Now for the flaws. There are some idiosyncratic omissions, which hurt the book; regardless of what McClatchy thinks of Robert Bly, he should have included a few of his poems and let the reader judge for himself. Similarly with Stanley Kunitz. I assume McClatchy likes Thom Gunn and left him out for being British, which is a little silly because he spent most of his life in California. These omissions make the book a little less complete as a reference.

More seriously, the anthology is a hard slog because so many of the poems are at least a couple of pages long. This means you can't dip in at random and read a poem and be surprised -- which is what anthologies are traditionally for.
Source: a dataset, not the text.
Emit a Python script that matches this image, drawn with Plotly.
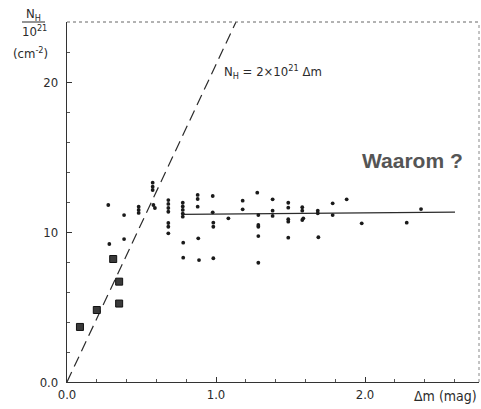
import plotly.graph_objects as go

# ---- data ----
square_dm = [0.087, 0.20, 0.35, 0.35, 0.31]
square_nh = [3.67, 4.8, 5.23, 6.69, 8.2]

dot_dm = [0.277, 0.284, 0.383, 0.383, 0.481, 0.481, 0.481, 0.575, 0.575, 0.575,
          0.58, 0.59, 0.68, 0.68, 0.68, 0.68, 0.68, 0.68, 0.68,
          0.777, 0.777, 0.777, 0.777, 0.777, 0.78, 0.78,
          0.877, 0.877, 0.877, 0.881, 0.886,
          0.978, 0.978, 0.982, 0.982, 0.982, 1.083, 1.179, 1.179,
          1.277, 1.284, 1.284, 1.284, 1.284, 1.284,
          1.38, 1.38, 1.38, 1.485, 1.485, 1.485, 1.485, 1.485,
          1.579, 1.579, 1.586, 1.579, 1.683, 1.683, 1.687,
          1.783, 1.783, 1.877, 1.978, 2.28, 2.376]
dot_nh = [11.8, 9.2, 11.13, 9.53, 11.69, 11.47, 11.27, 13.29, 13.02, 12.8,
          11.8, 11.6, 12.13, 11.87, 11.6, 11.35, 10.6, 10.35, 9.91,
          11.95, 11.7, 11.47, 11.23, 11.02, 9.29, 8.29,
          12.47, 12.2, 11.69, 9.58, 8.13,
          12.4, 11.31, 10.62, 10.35, 8.25, 10.91, 12.09, 11.51,
          12.62, 11.13, 10.47, 10.35, 9.73, 7.95,
          12.18, 11.42, 11.07, 11.95, 11.62, 10.85, 10.69, 9.62,
          11.65, 11.42, 10.91, 10.8, 11.42, 11.25, 9.65,
          11.91, 11.13, 12.18, 10.58, 10.62, 11.53]

fit_dm = [0.77, 2.604]
fit_nh = [11.18, 11.33]

dash_dm = [0.0, 1.134]
dash_nh = [0.0, 24.0]

x_tickvals = [0, 1, 2]
x_ticktext = ["0.0", "1.0", "2.0"]
y_tickvals = [0, 10, 20]
y_ticktext = ["0.0", "10", "20"]

FONT = "Liberation Sans Narrow, DejaVu Sans Condensed, Arial Narrow, sans-serif"
INK = "#2b2b2b"

W, H = 481, 409
L, R, T, B = 67, 2, 22, 27
PW, PH = W - L - R, H - T - B


def px(xp):
    return (xp - L) / PW


def py(yp):
    return (H - B - yp) / PH


fig = go.Figure()

fig.add_trace(go.Scatter(x=dash_dm, y=dash_nh, mode="lines",
                         line=dict(color=INK, width=1.2, dash="11px,6px"),
                         hoverinfo="skip", showlegend=False))
fig.add_trace(go.Scatter(x=fit_dm, y=fit_nh, mode="lines",
                         line=dict(color=INK, width=1.2),
                         showlegend=False))
fig.add_trace(go.Scatter(x=dot_dm, y=dot_nh, mode="markers",
                         marker=dict(symbol="circle", size=3.8, color="#1a1a1a"),
                         showlegend=False))
fig.add_trace(go.Scatter(x=square_dm, y=square_nh, mode="markers",
                         marker=dict(symbol="square", size=7, color="#3a3a3a",
                                     line=dict(color="#111", width=1)),
                         showlegend=False))

fig.update_xaxes(range=[0, PW / 149.0], tickvals=x_tickvals, ticktext=x_ticktext,
                 showgrid=False, zeroline=False, showline=True, linecolor="#333",
                 linewidth=1.3, ticks="inside", ticklen=5, tickcolor="#333",
                 minor=dict(dtick=0.2, ticks="inside", ticklen=3, tickcolor="#555", showgrid=False),
                 tickfont=dict(family=FONT, size=13, color=INK))
fig.update_yaxes(range=[0, PH / 15.0], tickvals=y_tickvals, ticktext=y_ticktext,
                 showgrid=False, zeroline=False, showline=True, linecolor="#333",
                 linewidth=1.3, ticks="inside", ticklen=5, tickcolor="#333",
                 ticklabelstandoff=5,
                 minor=dict(dtick=2, ticks="inside", ticklen=3, tickcolor="#555", showgrid=False),
                 tickfont=dict(family=FONT, size=13, color=INK))

# frame top/right (dotted in the scan)
fig.add_shape(type="line", xref="paper", yref="paper", x0=0, x1=1, y0=1, y1=1,
              line=dict(color="#666", width=1, dash="dot"))
fig.add_shape(type="line", xref="paper", yref="paper", x0=1, x1=1, y0=0, y1=1,
              line=dict(color="#888", width=1, dash="dot"))
# fraction bar of y title
fig.add_shape(type="line", xref="paper", yref="paper", x0=px(22), x1=px(45),
              y0=py(22), y1=py(22), line=dict(color=INK, width=1))

ann = [
    dict(text="N<sub>H</sub>", x=px(33), y=py(14), size=13),
    dict(text="10<sup>21</sup>", x=px(34), y=py(31), size=13),
    dict(text="(cm<sup>-2</sup>)", x=px(30), y=py(53), size=13),
    dict(text="Δm (mag)", x=px(445), y=py(396), size=14),
]
for a in ann:
    fig.add_annotation(text=a["text"], x=a["x"], y=a["y"], xref="paper", yref="paper",
                       showarrow=False, xanchor="center", yanchor="middle",
                       font=dict(family=FONT, size=a["size"], color=INK))

fig.add_annotation(text="N<sub>H</sub> = 2×10<sup>21</sup> Δm", x=px(222), y=py(72),
                   xref="paper", yref="paper", showarrow=False,
                   xanchor="left", yanchor="middle",
                   font=dict(family=FONT, size=13, color=INK))
fig.add_annotation(text="<b>Waarom ?</b>", x=px(412), y=py(160),
                   xref="paper", yref="paper", showarrow=False,
                   xanchor="center", yanchor="middle",
                   font=dict(family="Liberation Sans, Arial, sans-serif", size=21, color="#555"))

fig.update_layout(width=W, height=H, margin=dict(l=L, r=R, t=T, b=B),
                  paper_bgcolor="white", plot_bgcolor="white", showlegend=False)

fig.write_html("out.html", config={"displayModeBar": False},
               post_script="document.body.style.margin='0px';document.body.style.overflow='hidden';")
It would be a more readable book if there were fewer interminable blank verse meditations, many of them unengaging and not very characteristic -- e.g. one would not realize from the selections that Merrill and Hecht were masters of poetic form. That said, one does get some idea of each voice if one persists.

A persistent pattern in this period is the mid-career switch from highly formal verse to a distinctive personal style. (Lowell, Berryman, W.S. Merwin, James Wright, Plath...) It's fascinating to see the mature style next to the earlier style; the book does this sometimes, but not with Merwin.

On the whole this anthology is a slightly unhappy medium. It would have served its purpose better if it had been more conventional; on the other hand I'd have really liked to see an unabashedly personal anthology that more vividly reflected McClatchy's own tastes. Still, what we have is a useful introduction to a very rich period.